### THE PROBLEM
Retype every line from the start of the data down to and including the line with "return 1 - y / H". Skip the pictures.

### DATA SECTION
%%

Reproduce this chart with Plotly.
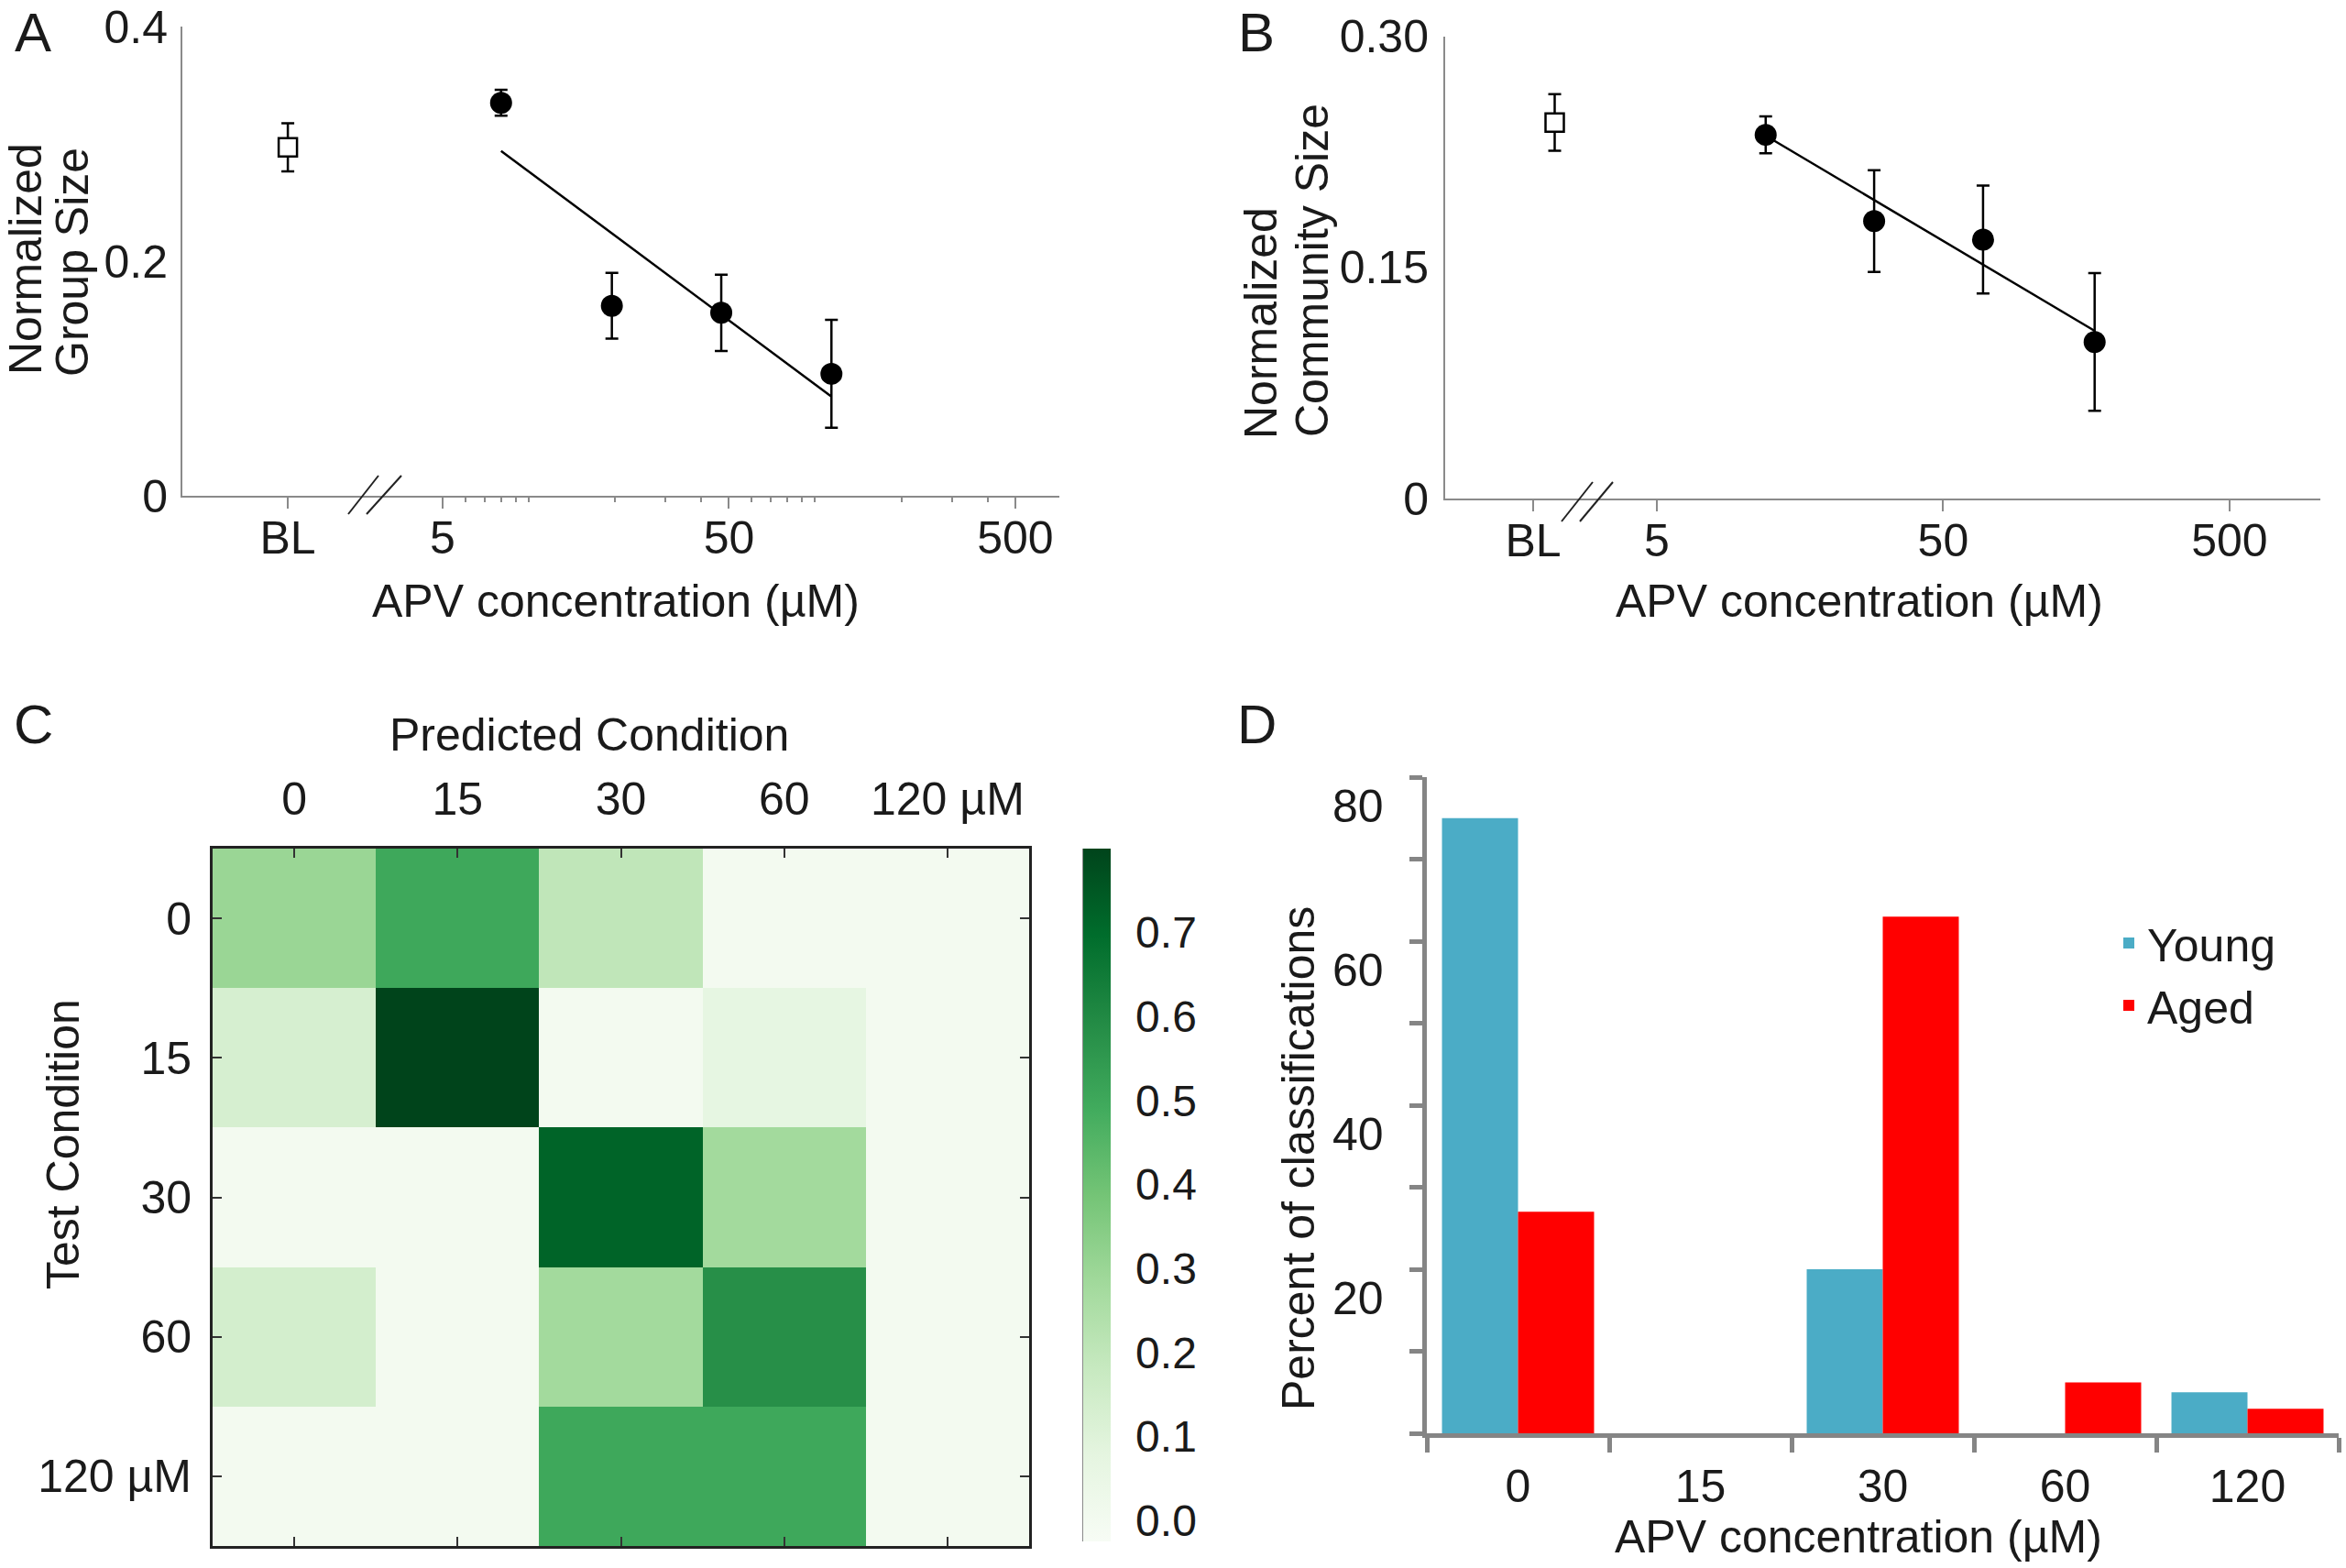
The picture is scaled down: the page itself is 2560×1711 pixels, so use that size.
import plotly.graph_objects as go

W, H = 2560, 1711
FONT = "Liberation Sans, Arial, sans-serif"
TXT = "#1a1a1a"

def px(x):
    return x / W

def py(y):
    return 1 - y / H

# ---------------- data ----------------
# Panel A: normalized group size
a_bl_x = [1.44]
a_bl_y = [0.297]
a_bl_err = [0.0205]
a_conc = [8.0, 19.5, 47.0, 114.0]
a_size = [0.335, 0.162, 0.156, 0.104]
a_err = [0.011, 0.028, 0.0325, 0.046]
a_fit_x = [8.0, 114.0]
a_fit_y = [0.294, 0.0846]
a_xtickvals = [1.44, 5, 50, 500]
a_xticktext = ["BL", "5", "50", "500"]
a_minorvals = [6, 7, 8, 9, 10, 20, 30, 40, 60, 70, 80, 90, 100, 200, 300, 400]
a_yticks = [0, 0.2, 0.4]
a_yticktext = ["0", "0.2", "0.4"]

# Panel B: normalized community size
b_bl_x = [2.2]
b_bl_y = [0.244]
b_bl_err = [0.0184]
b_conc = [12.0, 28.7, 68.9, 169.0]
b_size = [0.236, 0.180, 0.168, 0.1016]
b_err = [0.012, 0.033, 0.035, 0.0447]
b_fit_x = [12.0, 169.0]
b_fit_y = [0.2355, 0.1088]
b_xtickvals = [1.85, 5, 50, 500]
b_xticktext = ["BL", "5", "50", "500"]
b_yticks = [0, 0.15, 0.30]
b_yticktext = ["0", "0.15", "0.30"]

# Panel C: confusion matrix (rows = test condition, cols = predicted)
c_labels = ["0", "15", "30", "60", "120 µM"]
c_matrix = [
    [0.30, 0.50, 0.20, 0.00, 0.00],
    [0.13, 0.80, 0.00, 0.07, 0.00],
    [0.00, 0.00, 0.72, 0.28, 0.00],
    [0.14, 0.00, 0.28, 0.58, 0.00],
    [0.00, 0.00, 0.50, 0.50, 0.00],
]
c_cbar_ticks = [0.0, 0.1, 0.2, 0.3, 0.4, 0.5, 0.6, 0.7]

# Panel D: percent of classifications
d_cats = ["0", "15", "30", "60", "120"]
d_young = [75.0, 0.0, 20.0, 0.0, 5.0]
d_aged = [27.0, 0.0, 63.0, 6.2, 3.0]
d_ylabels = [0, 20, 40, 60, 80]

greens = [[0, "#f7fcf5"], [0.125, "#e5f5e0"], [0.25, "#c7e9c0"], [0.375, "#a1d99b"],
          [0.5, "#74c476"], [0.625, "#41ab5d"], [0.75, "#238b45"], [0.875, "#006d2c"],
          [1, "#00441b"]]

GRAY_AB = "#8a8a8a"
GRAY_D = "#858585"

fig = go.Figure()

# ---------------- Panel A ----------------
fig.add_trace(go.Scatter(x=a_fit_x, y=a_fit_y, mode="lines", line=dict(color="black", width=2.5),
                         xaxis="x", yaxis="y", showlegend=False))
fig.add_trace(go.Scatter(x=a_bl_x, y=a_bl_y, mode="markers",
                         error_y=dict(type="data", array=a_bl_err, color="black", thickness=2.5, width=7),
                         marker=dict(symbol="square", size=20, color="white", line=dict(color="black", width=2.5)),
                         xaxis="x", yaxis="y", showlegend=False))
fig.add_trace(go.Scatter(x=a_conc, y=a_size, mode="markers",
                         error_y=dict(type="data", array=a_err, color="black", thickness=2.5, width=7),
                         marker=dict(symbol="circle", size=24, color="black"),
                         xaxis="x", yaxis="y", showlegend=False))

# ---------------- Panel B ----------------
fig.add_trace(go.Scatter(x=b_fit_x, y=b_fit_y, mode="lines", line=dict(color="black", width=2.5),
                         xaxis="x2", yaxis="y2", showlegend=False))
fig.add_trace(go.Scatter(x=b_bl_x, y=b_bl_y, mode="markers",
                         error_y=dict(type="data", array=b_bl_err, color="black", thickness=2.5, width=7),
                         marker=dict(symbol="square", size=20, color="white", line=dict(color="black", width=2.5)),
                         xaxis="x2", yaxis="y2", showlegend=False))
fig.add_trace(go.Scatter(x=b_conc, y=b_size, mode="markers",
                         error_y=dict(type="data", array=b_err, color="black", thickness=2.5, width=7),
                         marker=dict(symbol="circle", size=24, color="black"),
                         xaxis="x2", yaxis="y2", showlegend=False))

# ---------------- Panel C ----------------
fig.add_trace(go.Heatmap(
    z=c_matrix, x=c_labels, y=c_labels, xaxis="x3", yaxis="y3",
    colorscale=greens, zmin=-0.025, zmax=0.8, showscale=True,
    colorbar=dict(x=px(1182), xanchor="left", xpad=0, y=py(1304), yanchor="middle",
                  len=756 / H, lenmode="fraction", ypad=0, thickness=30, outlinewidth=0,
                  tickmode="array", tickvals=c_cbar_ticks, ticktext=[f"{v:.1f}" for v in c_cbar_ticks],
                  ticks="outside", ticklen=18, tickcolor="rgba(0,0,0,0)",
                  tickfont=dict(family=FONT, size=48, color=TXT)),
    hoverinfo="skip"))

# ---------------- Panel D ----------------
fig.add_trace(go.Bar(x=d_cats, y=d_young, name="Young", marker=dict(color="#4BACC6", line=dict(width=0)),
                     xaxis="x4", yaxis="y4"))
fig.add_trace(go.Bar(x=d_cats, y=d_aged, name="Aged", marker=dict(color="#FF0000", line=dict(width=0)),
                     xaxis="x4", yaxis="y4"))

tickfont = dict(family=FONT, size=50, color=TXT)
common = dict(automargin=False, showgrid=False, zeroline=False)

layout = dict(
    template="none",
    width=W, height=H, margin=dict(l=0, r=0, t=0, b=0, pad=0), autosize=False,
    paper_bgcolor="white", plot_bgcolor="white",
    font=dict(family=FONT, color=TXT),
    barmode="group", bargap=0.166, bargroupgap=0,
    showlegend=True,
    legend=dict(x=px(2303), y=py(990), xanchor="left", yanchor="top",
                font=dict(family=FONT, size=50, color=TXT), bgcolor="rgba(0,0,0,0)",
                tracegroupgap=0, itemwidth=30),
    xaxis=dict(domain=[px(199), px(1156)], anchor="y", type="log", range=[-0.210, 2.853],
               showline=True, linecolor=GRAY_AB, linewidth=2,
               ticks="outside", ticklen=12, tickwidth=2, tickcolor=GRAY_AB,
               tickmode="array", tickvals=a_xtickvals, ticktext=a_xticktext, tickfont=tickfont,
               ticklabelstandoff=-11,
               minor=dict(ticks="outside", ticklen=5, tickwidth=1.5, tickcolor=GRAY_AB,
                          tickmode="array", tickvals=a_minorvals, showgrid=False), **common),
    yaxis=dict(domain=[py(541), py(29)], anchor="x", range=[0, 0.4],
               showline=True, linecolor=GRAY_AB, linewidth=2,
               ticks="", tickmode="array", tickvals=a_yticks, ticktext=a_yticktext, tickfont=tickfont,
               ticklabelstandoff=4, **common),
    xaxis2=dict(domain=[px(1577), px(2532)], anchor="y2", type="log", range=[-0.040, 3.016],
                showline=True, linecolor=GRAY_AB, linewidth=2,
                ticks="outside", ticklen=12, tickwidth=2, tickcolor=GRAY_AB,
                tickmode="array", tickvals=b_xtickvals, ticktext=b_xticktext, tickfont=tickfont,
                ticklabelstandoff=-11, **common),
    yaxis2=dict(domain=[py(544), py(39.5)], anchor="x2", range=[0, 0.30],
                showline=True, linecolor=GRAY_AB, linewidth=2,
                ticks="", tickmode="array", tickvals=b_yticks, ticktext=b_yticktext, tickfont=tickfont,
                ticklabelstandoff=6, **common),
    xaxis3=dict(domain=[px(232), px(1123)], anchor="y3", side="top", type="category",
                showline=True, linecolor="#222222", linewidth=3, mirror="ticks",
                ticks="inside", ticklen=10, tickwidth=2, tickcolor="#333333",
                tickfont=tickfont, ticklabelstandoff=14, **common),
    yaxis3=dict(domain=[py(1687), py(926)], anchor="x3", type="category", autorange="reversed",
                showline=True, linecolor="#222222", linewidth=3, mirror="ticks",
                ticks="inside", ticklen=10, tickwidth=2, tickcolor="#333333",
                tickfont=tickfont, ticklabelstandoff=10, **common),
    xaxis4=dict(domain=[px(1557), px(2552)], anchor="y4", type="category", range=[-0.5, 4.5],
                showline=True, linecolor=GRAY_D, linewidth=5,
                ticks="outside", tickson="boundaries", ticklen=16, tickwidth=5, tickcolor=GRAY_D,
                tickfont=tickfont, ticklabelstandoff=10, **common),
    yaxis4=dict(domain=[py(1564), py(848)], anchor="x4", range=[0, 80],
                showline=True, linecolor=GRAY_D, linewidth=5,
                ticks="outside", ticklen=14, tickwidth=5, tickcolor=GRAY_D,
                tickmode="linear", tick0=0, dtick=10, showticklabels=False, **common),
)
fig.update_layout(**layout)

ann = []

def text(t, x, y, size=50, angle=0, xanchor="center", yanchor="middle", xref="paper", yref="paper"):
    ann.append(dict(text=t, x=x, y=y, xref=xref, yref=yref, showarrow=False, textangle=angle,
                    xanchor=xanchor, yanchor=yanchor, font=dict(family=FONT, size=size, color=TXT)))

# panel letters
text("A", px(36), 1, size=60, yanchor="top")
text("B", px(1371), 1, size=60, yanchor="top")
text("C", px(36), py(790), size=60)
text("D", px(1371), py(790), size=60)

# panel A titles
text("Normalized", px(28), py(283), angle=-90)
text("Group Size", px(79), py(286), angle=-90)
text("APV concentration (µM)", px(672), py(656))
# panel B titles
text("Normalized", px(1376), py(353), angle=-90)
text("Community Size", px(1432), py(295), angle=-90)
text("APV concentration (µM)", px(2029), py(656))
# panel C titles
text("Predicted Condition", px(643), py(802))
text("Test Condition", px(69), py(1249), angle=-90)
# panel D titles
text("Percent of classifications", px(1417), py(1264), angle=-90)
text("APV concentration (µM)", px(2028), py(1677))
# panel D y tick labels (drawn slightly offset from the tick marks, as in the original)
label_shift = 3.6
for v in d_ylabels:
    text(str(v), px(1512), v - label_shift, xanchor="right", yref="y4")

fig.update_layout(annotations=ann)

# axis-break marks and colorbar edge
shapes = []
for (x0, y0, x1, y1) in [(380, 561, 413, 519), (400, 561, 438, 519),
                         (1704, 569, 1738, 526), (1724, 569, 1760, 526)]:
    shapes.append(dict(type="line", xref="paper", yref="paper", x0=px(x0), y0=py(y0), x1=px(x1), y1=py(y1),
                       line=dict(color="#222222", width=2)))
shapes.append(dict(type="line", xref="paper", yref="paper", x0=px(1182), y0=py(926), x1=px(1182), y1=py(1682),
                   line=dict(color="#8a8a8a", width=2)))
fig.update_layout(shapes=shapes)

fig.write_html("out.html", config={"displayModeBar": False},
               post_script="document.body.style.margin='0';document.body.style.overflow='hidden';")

%%

### TASK OUTPUT
Reproduce this chart with Plotly.
The picture is scaled down: the page itself is 2560×1711 pixels, so use that size.
import plotly.graph_objects as go

W, H = 2560, 1711
FONT = "Liberation Sans, Arial, sans-serif"
TXT = "#1a1a1a"

def px(x):
    return x / W

def py(y):
    return 1 - y / H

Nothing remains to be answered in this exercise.